We now need to make a few changes to g_spawn.c to accomodate the items being spawned as entities. Namely, we need to create references to the functions that we just created in g_item.c so that the functions in g_spawn.c can access them. Open g_spawn.c and add the following lines at the very top of the file:

//changes by VJJ 
//commented out - placed in g_locals.h
//typedef struct
//{
//	char	*name;
//	void	(*spawn)(edict_t *ent);
//} spawn_t;

//Ok, since we are modifying this file, we might as well declare the
//item spawning functions here. These are the functions that actually 
//cause the item to be spawned. By convention, the actual spawning 
//function is defined wherever the entity (or item in our case) is
//defined. 
//We are actually having to do two things. We need to manage the itemlist[]
//and we need to manage the spawns[] lists. When a level is brought up, the
//first thing that is does is run through the list of things in it and spawns
//them.

void SP_item_armor_body(edict_t *self);
void SP_item_armor_combat(edict_t *self);
void SP_item_armor_jacket(edict_t *self);
void SP_item_armor_shard(edict_t *self);

void SP_item_power_screen(edict_t *self);
void SP_item_power_shield(edict_t *self);

void SP_item_weapon_blaster(edict_t *self);
void SP_item_weapon_shotgun(edict_t *self);
void SP_item_weapon_supershotgun(edict_t *self);
void SP_item_weapon_machinegun(edict_t *self);
void SP_item_weapon_chaingun(edict_t *self);
void SP_item_ammo_grenades(edict_t *self);
void SP_item_weapon_grenadelauncher(edict_t *self);
void SP_item_weapon_rocketlauncher(edict_t *self);
void SP_item_weapon_hyperblaster(edict_t *self);
void SP_item_weapon_railgun(edict_t *self);
void SP_item_weapon_bfg(edict_t *self);

void SP_item_ammo_shells(edict_t *self);
void SP_item_ammo_bullets(edict_t *self);
void SP_item_ammo_cells(edict_t *self);
void SP_item_ammo_rockets(edict_t *self);
void SP_item_ammo_slugs(edict_t *self);

void SP_item_powerup_quad(edict_t *self);
void SP_item_powerup_invulnerability(edict_t *self);
void SP_item_powerup_silencer(edict_t *self);
void SP_item_powerup_breather(edict_t *self);
void SP_item_powerup_enviro(edict_t *self);
void SP_item_powerup_ancient_head(edict_t *self);
void SP_item_powerup_adrenaline(edict_t *self);
void SP_item_powerup_bandolier(edict_t *self);
void SP_item_powerup_pack(edict_t *self);

void SP_item_key_data_cd(edict_t *self);
void SP_item_key_power_cube(edict_t *self);
void SP_item_key_pyramid(edict_t *self);
void SP_item_key_data_spinner(edict_t *self);
void SP_item_key_pass(edict_t *self);
void SP_item_key_blue_key(edict_t *self);
void SP_item_key_red_key(edict_t *self);
void SP_item_key_commander_head(edict_t *self);
void SP_item_key_airstrike_target(edict_t *self);


//end of added item spawn functions

Notice that I move the definition of the spawn_t structure out of g_spawn.c and put it into g_local.h. Don't forget to do this! We will need this structure later on for our own mods, when we want to add our own entities and items now.

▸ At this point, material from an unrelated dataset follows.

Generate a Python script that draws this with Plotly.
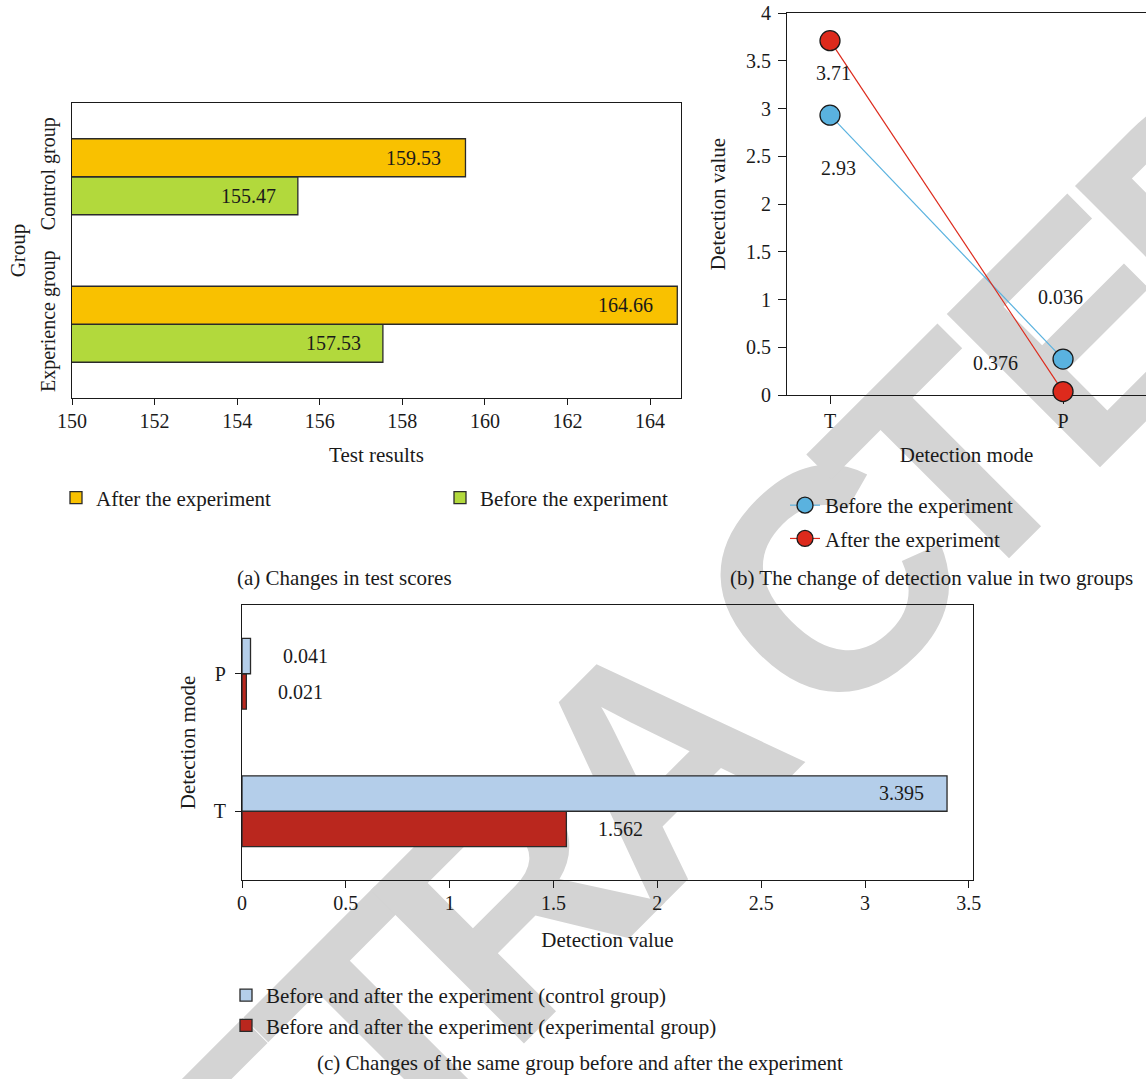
import math
import plotly.graph_objects as go

# ---------------- data ----------------
# (a) test scores
groups_a = ["Experience group", "Control group"]
before_scores = [157.53, 155.47]
after_scores = [164.66, 159.53]

# (b) detection value by mode, two time points
modes_b = ["T", "P"]
before_detect = [2.93, 0.376]
after_detect = [3.71, 0.036]

# (c) same-group change by detection mode
modes_c = ["T", "P"]
control_change = [3.395, 0.041]
experimental_change = [1.562, 0.021]

W, H = 1146, 1079
SERIF = "Liberation Serif"
BLACK = "#1a1a1a"

ORANGE = "#F9C100"
GREEN = "#B2D93C"
LBLUE = "#B4CEEA"
DRED = "#BA271E"
MBLUE = "#5AB2DF"
MRED = "#DD2A1C"

TICK = dict(family=SERIF, size=20, color=BLACK)
TXT = dict(family=SERIF, size=21, color=BLACK)
LBL = dict(family=SERIF, size=20, color=BLACK)


def px_x(p):
    return p / W


def px_y(p):
    return 1 - p / H


fig = go.Figure()

# ---- (a) horizontal grouped bars ----
fig.add_trace(go.Bar(
    y=groups_a, x=before_scores, orientation="h", name="Before the experiment",
    marker=dict(color=GREEN, line=dict(color="#2a2a2a", width=1.3)),
    xaxis="x", yaxis="y", legend="legend", legendrank=2))
fig.add_trace(go.Bar(
    y=groups_a, x=after_scores, orientation="h", name="After the experiment",
    marker=dict(color=ORANGE, line=dict(color="#2a2a2a", width=1.3)),
    xaxis="x", yaxis="y", legend="legend", legendrank=1))

# ---- (b) lines with markers ----
fig.add_trace(go.Scatter(
    x=modes_b, y=before_detect, mode="lines+markers", name="Before the experiment",
    line=dict(color=MBLUE, width=1.2),
    marker=dict(size=20, color=MBLUE, line=dict(color=BLACK, width=1.3)),
    cliponaxis=False, xaxis="x2", yaxis="y2", legend="legend2",
    legendgroup="b1", legendrank=1))
fig.add_trace(go.Scatter(
    x=modes_b, y=after_detect, mode="lines+markers", name="After the experiment",
    line=dict(color=MRED, width=1.2),
    marker=dict(size=20, color=MRED, line=dict(color=BLACK, width=1.3)),
    cliponaxis=False, xaxis="x2", yaxis="y2", legend="legend2",
    legendgroup="b2", legendrank=2))

# ---- (c) horizontal grouped bars ----
fig.add_trace(go.Bar(
    y=modes_c, x=experimental_change, orientation="h",
    name="Before and after the experiment (experimental group)",
    marker=dict(color=DRED, line=dict(color="#2a2a2a", width=1.3)),
    xaxis="x3", yaxis="y3", legend="legend3", legendgroup="c2", legendrank=2))
fig.add_trace(go.Bar(
    y=modes_c, x=control_change, orientation="h",
    name="Before and after the experiment (control group)",
    marker=dict(color=LBLUE, line=dict(color="#2a2a2a", width=1.3)),
    xaxis="x3", yaxis="y3", legend="legend3", legendgroup="c1", legendrank=1))

annotations = []

# value labels for (a): inside the bar end
for g, v in zip(groups_a, after_scores):
    annotations.append(dict(x=v, y=g, xref="x", yref="y", text=f"{v:.2f}",
                            showarrow=False, xanchor="right", xshift=-22, yshift=19, font=LBL))
for g, v in zip(groups_a, before_scores):
    annotations.append(dict(x=v, y=g, xref="x", yref="y", text=f"{v:.2f}",
                            showarrow=False, xanchor="right", xshift=-20, yshift=-19, font=LBL))

# value labels for (b)
b_offsets = {("before", "T"): (8, -53), ("before", "P"): (-68, -4),
             ("after", "T"): (3, -32), ("after", "P"): (-3, 95)}
for key, vals in (("before", before_detect), ("after", after_detect)):
    for m, v in zip(modes_b, vals):
        dx, dy = b_offsets[(key, m)]
        annotations.append(dict(x=m, y=v, xref="x2", yref="y2", text=f"{v:g}",
                                showarrow=False, xshift=dx, yshift=dy, font=LBL))

# value labels for (c)
for m, v in zip(modes_c, control_change):
    inside = v > 1
    annotations.append(dict(x=v, y=m, xref="x3", yref="y3", text=f"{v:g}",
                            showarrow=False, xanchor="right" if inside else "left",
                            xshift=-21 if inside else 30, yshift=18, font=LBL))
for m, v in zip(modes_c, experimental_change):
    annotations.append(dict(x=v, y=m, xref="x3", yref="y3", text=f"{v:g}",
                            showarrow=False, xanchor="left", xshift=30, yshift=-18, font=LBL))

# panel captions
for text, cx, cy in (("(a) Changes in test scores", 344, 578),
                     ("(b) The change of detection value in two groups", 931, 578),
                     ("(c) Changes of the same group before and after the experiment", 580, 1063)):
    annotations.append(dict(x=px_x(cx), y=px_y(cy), xref="paper", yref="paper", text=text,
                            showarrow=False, xanchor="center", yanchor="middle", font=TXT))

axis_common = dict(showline=True, linecolor=BLACK, linewidth=1.2, ticks="outside",
                   tickcolor=BLACK, tickwidth=1.2, showgrid=False, zeroline=False,
                   automargin=False, tickfont=TICK, title_font=TXT)

legend_common = dict(bgcolor="rgba(0,0,0,0)", font=TXT)

fig.update_layout(
    width=W, height=H,
    margin=dict(l=0, r=0, t=0, b=0, autoexpand=False),
    paper_bgcolor="white", plot_bgcolor="rgba(0,0,0,0)",
    barmode="group", bargap=0.485, bargroupgap=0,
    showlegend=True,
    font=dict(family=SERIF, size=20, color=BLACK),
    xaxis=dict(domain=[px_x(72), px_x(681)], anchor="y", range=[150, 164.75],
               tickvals=list(range(150, 165, 2)), ticklen=6, mirror=True,
               ticklabelstandoff=-1,
               title=dict(text="Test results", standoff=16), **axis_common),
    yaxis=dict(domain=[px_y(398), px_y(103)], anchor="x", type="category",
               categoryorder="array", categoryarray=groups_a, range=[-0.5, 1.5],
               tickangle=-90, mirror=True, ticklabelstandoff=8,
               title=dict(text="Group", standoff=5),
               **{**axis_common, "ticks": ""}),
    xaxis2=dict(domain=[px_x(787), 1], anchor="y2", type="category",
                categoryorder="array", categoryarray=modes_b, range=[-0.1845, 1.356],
                ticklen=8, mirror=True, layer="below traces", ticklabelstandoff=0,
                title=dict(text="Detection mode", standoff=16), **axis_common),
    yaxis2=dict(domain=[px_y(395), px_y(13)], anchor="x2", range=[0, 4], dtick=0.5,
                ticklen=8, layer="below traces", ticklabelstandoff=3,
                title=dict(text="Detection value", standoff=14), **axis_common),
    xaxis3=dict(domain=[px_x(242), px_x(973)], anchor="y3", range=[0, 3.52], dtick=0.5,
                ticklen=7, mirror=True, ticklabelstandoff=-2,
                title=dict(text="Detection value", standoff=19), **axis_common),
    yaxis3=dict(domain=[px_y(880), px_y(605)], anchor="x3", type="category",
                categoryorder="array", categoryarray=modes_c, range=[-0.5, 1.5],
                ticklen=6, mirror=True, ticklabelstandoff=5,
                title=dict(text="Detection mode", standoff=12), **axis_common),
    legend=dict(orientation="h", x=px_x(56), y=px_y(498), xanchor="left", yanchor="middle",
                entrywidth=339, entrywidthmode="pixels", traceorder="normal", **legend_common),
    legend2=dict(orientation="v", x=px_x(785), y=px_y(485), xanchor="left", yanchor="top",
                 traceorder="grouped", tracegroupgap=3, **legend_common),
    legend3=dict(orientation="v", x=px_x(226), y=px_y(975), xanchor="left", yanchor="top",
                 traceorder="grouped", tracegroupgap=0, **legend_common),
    annotations=annotations,
)

# diagonal "RETRACTED" stamp, one letter per label, kept beneath the data marks
STAMP = "RETRACTED"
STAMP_SIZE = 315
anchor_x, anchor_y = 828, 580                 # centre of the letter "C"
along = [-990, -810, -630, -450, -250, 0, 166, 356, 546]   # letter centres along the baseline
ux, uy = math.cos(math.radians(45)), -math.sin(math.radians(45))
dx_, dy_ = math.cos(math.radians(45)), math.sin(math.radians(45))
drop = 0.0835 * STAMP_SIZE                    # label anchor sits this far above the cap centre
for ch, s in zip(STAMP, along):
    px = anchor_x + s * ux - drop * dx_
    py = anchor_y + s * uy - drop * dy_
    fig.add_shape(type="rect", xref="paper", yref="paper",
                  x0=px_x(px - 1), x1=px_x(px + 1), y0=px_y(py + 1), y1=px_y(py - 1),
                  layer="below", line=dict(width=0), fillcolor="rgba(0,0,0,0)",
                  label=dict(text=f"<b>{ch}</b>", textangle=-45, textposition="middle center",
                             padding=0,
                             font=dict(family="Liberation Sans", size=STAMP_SIZE, color="#d4d4d4")))

fig.write_html("out.html")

Right after the functions that we added are a bunch of function prototypes for the other spawn items. If you go past the end of those, around line 190, you will see the spawns array. Change that line to the following:

spawn_t	spawns[MAX_EDICTS] = {

While MAX_EDICTS is the absolute maximum that the game will handle, there is actually a another limit. There is a CVAR called maxentities that the game dll uses to set the sizes of arrays. This CVAR is not set from the MAX_EDICTS value. It is set in the g_save.c file as a latched CVAR from a constant value of "1024". Since id's stuff is already set up to handle a large number of edicts and all the game functions expect this, we are home free in the entity management department. However, using MAX_EDICTS here is not strictly correct. Oh well.

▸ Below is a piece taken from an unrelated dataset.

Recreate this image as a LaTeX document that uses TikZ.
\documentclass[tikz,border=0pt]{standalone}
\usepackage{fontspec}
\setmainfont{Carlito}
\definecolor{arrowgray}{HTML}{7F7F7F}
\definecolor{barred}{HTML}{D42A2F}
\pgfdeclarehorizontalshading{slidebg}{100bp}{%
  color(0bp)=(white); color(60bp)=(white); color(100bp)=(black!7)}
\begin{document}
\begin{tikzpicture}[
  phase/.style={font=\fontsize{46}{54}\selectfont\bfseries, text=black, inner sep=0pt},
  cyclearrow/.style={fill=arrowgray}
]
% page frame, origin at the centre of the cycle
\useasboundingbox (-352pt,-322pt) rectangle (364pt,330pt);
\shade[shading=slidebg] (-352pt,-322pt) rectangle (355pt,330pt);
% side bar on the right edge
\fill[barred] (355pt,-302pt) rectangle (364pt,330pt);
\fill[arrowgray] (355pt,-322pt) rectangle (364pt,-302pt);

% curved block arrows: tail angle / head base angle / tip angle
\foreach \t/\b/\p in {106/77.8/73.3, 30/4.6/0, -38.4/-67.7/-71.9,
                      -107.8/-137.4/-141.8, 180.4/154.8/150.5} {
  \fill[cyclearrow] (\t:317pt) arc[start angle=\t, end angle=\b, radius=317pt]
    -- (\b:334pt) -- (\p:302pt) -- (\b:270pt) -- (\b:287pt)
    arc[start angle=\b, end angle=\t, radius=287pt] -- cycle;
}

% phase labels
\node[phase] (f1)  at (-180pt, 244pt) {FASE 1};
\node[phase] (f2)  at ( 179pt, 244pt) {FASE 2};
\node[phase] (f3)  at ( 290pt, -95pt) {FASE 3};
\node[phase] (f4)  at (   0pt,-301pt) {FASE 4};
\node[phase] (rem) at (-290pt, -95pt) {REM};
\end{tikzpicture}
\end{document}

Of course, I feel fairly safe in using that number as a limit though, but not because it seems large enough. Rather, if you look up where MAX_EDICTS is defined, in order to change it to a larger value, you will see some very interesting comments. Basically, these values are used in the network protocol and if you change them, you will have to redo the protocol. So don't even think about it. Period.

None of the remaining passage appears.